• _Task_
Extract each line containing the string "this".

• _Information supplied_
= = = = = = =

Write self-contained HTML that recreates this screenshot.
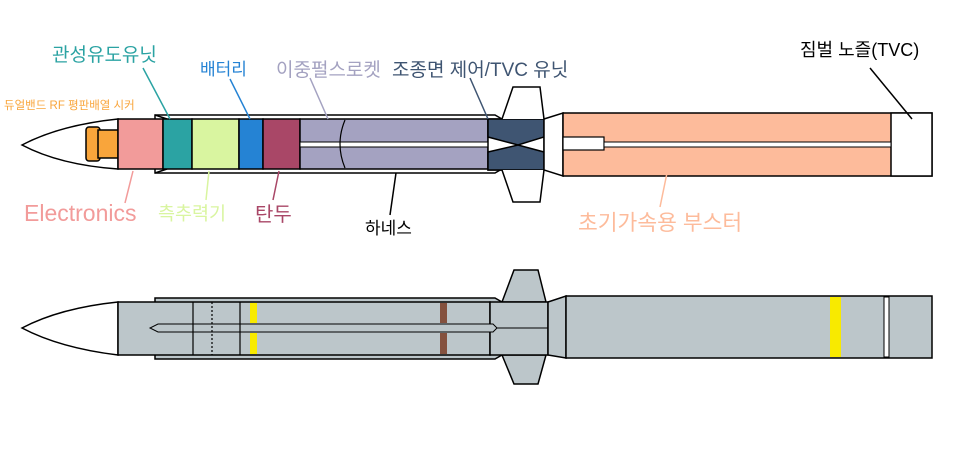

= = = = = = =

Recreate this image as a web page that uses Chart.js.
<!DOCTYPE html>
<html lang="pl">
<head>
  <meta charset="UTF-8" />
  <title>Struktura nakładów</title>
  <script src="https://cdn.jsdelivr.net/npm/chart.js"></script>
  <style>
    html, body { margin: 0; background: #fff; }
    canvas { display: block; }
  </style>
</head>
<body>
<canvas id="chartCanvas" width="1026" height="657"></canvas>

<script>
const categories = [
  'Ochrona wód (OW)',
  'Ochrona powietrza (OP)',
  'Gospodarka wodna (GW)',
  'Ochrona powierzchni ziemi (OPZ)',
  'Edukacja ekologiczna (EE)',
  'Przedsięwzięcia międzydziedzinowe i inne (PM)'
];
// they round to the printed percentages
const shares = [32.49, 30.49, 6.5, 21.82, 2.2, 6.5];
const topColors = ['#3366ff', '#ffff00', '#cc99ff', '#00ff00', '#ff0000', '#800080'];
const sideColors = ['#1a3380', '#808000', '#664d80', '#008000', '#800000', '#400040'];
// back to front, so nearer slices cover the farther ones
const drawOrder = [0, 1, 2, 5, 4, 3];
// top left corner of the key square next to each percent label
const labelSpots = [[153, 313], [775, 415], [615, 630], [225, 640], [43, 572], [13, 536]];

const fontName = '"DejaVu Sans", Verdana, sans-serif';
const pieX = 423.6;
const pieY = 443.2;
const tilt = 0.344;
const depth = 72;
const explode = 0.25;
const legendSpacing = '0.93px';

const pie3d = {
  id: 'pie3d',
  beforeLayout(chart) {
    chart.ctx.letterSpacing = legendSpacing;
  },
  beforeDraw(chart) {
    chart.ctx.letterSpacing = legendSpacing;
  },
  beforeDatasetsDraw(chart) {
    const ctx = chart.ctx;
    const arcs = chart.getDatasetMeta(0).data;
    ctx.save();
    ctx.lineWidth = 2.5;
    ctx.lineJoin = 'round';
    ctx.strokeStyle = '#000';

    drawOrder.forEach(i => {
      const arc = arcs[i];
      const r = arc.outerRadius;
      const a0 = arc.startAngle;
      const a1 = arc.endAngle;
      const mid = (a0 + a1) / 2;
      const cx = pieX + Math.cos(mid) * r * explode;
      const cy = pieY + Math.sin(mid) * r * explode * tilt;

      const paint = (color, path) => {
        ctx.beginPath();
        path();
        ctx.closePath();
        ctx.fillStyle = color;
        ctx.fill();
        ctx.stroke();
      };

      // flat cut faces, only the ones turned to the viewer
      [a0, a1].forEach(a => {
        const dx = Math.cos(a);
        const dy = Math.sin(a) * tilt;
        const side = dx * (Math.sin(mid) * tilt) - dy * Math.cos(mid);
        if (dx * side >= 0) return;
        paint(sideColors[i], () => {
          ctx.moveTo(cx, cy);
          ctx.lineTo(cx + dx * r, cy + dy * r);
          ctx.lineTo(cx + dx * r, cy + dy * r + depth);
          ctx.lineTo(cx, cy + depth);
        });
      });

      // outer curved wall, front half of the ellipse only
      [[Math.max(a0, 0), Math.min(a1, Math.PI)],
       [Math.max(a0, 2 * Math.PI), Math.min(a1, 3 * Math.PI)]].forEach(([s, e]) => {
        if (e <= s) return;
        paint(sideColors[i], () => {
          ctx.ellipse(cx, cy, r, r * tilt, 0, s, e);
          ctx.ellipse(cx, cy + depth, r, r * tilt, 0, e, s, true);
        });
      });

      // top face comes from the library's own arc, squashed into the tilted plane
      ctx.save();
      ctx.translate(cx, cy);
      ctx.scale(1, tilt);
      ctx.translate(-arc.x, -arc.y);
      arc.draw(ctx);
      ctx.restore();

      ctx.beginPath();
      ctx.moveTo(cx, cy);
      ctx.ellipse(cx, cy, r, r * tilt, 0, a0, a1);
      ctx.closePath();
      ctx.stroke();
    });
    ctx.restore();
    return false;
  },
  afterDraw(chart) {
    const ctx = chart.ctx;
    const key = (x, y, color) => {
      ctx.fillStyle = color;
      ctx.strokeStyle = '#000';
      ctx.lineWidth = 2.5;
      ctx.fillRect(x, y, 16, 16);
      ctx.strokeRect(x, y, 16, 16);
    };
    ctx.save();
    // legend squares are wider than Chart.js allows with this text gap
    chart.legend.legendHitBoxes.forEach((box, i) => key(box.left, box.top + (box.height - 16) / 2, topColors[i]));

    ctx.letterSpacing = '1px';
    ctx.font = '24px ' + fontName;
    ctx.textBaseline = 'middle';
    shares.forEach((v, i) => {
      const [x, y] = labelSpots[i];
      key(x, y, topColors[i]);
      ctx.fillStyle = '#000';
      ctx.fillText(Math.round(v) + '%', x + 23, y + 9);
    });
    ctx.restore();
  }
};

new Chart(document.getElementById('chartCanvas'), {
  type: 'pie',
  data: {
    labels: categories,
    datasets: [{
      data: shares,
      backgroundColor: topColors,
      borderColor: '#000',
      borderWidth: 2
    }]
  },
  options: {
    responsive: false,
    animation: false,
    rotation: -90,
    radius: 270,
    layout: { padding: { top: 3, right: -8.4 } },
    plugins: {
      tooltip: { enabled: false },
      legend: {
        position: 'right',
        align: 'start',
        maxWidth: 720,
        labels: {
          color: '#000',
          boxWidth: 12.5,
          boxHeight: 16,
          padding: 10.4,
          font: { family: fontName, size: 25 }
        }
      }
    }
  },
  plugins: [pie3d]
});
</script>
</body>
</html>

= = = = = = =

• _Task response_
Write self-contained HTML that recreates this screenshot.
Recreate this image as a web page that uses Chart.js.
    // legend squares are wider than Chart.js allows with this text gap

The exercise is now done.